Brief -
Print nothing but the lines from the start of the listing below through the line that contains "plt.rcParams['axes.unicode_minus'] = False". Do not include the pictures.

Data -
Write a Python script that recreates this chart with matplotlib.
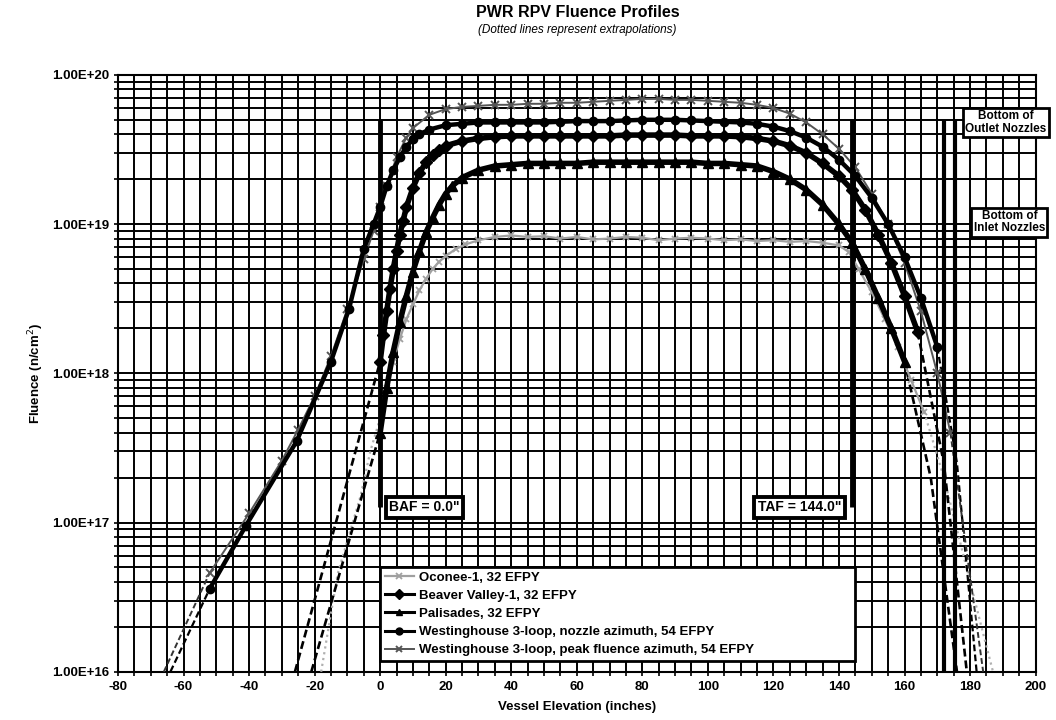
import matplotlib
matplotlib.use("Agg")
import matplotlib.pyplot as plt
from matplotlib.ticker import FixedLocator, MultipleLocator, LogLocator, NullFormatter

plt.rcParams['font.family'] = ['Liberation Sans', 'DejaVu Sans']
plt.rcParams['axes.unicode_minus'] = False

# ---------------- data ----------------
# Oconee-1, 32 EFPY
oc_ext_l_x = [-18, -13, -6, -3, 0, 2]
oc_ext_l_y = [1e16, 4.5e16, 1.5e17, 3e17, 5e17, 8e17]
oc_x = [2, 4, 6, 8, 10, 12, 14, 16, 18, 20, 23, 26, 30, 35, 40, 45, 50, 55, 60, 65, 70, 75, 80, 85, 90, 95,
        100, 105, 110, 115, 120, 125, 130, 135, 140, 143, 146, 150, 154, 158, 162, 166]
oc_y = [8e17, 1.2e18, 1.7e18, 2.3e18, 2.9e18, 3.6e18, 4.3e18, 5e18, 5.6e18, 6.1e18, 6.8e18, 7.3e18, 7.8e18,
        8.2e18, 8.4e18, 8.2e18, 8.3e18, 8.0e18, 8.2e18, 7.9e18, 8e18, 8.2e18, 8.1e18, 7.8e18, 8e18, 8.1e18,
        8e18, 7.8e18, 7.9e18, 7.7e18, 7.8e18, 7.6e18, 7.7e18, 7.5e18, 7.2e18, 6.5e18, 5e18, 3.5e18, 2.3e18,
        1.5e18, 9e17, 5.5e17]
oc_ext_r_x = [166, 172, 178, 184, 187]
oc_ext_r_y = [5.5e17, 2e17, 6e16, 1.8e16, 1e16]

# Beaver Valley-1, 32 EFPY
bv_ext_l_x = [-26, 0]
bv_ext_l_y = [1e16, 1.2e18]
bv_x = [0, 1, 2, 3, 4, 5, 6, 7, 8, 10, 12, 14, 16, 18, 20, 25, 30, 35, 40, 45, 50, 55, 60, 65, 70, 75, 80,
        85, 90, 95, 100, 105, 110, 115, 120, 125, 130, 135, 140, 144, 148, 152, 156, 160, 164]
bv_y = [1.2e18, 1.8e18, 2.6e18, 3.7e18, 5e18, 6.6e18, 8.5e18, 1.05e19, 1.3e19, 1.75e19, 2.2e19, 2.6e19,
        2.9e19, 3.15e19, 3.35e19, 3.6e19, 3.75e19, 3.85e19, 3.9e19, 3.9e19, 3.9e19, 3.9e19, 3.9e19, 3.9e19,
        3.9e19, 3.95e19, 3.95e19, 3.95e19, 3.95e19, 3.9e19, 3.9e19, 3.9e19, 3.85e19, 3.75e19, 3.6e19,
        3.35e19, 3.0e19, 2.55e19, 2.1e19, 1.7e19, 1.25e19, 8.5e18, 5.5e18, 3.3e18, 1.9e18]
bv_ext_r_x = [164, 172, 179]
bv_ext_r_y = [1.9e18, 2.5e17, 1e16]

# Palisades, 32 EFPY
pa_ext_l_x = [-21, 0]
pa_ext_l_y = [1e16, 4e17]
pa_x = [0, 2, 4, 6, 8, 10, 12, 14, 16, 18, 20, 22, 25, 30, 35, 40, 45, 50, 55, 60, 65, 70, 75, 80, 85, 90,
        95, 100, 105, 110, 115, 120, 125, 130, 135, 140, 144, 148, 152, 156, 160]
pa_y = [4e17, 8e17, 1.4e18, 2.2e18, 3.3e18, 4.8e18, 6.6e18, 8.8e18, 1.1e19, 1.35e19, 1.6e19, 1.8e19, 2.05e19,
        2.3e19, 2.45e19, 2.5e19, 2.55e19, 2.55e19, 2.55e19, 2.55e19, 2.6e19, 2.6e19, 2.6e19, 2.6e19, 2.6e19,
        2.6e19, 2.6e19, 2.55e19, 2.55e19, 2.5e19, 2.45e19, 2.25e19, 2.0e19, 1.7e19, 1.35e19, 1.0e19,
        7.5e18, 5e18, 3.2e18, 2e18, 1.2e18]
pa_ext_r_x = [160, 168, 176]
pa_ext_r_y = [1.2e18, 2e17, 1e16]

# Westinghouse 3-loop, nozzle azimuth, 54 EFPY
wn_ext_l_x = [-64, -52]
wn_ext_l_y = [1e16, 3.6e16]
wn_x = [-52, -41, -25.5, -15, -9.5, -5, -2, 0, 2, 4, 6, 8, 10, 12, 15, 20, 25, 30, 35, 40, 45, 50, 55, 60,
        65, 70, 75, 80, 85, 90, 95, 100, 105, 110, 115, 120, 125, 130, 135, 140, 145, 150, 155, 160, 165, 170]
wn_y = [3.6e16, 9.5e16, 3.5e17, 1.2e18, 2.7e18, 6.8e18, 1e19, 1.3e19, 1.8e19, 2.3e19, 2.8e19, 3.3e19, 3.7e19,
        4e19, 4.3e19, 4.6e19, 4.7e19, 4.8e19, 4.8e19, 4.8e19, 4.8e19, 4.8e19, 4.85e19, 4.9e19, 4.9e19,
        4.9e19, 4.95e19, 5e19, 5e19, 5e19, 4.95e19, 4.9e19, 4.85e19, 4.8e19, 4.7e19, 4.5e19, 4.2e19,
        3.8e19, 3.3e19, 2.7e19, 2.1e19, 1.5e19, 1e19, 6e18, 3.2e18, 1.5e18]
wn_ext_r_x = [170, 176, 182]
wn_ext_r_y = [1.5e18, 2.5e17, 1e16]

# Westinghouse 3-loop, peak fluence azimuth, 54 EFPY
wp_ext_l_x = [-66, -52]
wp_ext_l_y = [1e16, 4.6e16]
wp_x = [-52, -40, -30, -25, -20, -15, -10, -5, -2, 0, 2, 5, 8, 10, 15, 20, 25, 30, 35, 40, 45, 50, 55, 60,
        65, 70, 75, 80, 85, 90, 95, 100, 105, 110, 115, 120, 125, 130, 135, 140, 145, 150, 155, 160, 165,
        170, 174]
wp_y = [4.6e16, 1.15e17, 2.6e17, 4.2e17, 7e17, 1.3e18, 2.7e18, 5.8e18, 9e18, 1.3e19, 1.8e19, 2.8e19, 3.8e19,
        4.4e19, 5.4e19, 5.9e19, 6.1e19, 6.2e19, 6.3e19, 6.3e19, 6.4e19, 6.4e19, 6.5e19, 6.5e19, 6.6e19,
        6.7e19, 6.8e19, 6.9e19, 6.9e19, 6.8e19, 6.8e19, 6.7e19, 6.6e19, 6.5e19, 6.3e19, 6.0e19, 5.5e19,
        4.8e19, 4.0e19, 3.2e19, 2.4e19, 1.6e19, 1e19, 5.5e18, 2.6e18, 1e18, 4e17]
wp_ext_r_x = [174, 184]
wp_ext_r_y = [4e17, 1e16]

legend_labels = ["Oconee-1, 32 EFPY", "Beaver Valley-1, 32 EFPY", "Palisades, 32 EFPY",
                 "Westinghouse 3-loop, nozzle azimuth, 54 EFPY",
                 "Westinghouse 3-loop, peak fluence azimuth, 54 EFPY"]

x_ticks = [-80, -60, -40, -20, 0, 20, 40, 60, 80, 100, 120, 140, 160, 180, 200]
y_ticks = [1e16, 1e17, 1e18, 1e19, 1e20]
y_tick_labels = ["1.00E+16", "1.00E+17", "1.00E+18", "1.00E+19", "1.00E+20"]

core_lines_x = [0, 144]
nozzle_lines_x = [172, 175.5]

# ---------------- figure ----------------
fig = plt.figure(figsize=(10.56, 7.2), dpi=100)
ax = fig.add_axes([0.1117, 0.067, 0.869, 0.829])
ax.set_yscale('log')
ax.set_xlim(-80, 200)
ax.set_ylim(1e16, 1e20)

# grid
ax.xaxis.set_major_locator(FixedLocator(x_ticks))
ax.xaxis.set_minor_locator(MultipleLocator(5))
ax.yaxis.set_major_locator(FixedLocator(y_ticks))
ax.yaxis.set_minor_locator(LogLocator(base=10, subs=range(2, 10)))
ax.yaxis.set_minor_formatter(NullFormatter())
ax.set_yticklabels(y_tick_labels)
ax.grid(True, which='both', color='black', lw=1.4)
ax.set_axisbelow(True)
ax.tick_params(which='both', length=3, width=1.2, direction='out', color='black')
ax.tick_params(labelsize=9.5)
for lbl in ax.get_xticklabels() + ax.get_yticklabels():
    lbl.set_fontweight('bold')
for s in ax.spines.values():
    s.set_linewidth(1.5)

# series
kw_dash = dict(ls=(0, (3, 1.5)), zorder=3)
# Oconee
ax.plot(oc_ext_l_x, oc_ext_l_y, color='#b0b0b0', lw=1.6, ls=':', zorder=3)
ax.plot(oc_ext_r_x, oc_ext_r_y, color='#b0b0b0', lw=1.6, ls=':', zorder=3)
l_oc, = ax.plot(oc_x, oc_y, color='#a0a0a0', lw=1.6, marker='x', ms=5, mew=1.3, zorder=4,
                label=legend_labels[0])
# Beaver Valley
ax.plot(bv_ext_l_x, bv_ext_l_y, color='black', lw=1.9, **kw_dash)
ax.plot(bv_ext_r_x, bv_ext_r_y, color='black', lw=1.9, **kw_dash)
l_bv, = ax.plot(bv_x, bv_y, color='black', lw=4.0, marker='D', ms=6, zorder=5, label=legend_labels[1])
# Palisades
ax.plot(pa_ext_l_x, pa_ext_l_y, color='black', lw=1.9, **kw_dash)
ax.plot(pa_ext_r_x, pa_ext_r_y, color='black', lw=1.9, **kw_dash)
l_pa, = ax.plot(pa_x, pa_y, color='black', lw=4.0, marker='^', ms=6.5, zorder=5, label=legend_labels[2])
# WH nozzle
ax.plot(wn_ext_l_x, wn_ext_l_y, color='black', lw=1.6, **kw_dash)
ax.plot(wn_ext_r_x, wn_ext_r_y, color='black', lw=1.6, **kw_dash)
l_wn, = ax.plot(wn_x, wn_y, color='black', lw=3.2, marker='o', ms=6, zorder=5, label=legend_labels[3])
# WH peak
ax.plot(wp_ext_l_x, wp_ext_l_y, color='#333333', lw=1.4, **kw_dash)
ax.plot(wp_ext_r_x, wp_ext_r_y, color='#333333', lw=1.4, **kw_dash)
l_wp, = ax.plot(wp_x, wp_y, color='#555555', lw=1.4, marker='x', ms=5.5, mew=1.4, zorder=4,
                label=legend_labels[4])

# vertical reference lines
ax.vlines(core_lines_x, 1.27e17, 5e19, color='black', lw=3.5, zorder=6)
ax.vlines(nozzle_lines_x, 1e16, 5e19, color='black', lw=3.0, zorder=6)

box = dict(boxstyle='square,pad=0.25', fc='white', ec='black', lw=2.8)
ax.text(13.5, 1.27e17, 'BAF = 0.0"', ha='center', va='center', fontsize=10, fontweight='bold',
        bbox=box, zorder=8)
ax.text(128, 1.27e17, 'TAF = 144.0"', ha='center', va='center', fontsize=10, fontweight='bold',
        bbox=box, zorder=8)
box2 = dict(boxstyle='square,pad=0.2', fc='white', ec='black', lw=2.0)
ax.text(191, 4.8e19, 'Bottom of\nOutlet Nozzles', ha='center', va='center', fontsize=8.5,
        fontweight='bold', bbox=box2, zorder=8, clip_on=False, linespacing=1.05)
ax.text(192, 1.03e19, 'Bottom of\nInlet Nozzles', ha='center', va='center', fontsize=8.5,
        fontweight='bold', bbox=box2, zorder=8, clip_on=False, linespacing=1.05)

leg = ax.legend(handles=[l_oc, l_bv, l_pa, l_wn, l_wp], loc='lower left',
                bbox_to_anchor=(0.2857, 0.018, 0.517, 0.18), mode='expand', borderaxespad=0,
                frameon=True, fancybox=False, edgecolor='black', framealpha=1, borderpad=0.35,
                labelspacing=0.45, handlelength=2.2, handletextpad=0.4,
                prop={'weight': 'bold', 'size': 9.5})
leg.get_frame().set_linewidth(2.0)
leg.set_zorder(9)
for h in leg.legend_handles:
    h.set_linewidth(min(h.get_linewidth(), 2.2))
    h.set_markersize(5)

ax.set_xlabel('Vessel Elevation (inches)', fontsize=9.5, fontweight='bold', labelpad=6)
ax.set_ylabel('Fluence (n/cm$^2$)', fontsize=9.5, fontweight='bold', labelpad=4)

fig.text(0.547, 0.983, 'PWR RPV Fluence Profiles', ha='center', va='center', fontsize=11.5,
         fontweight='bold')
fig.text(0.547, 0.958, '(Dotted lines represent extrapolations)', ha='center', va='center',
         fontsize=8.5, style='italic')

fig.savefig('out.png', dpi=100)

Output below -
Write a Python script that recreates this chart with matplotlib.
import matplotlib
matplotlib.use("Agg")
import matplotlib.pyplot as plt
from matplotlib.ticker import FixedLocator, MultipleLocator, LogLocator, NullFormatter

plt.rcParams['font.family'] = ['Liberation Sans', 'DejaVu Sans']
plt.rcParams['axes.unicode_minus'] = False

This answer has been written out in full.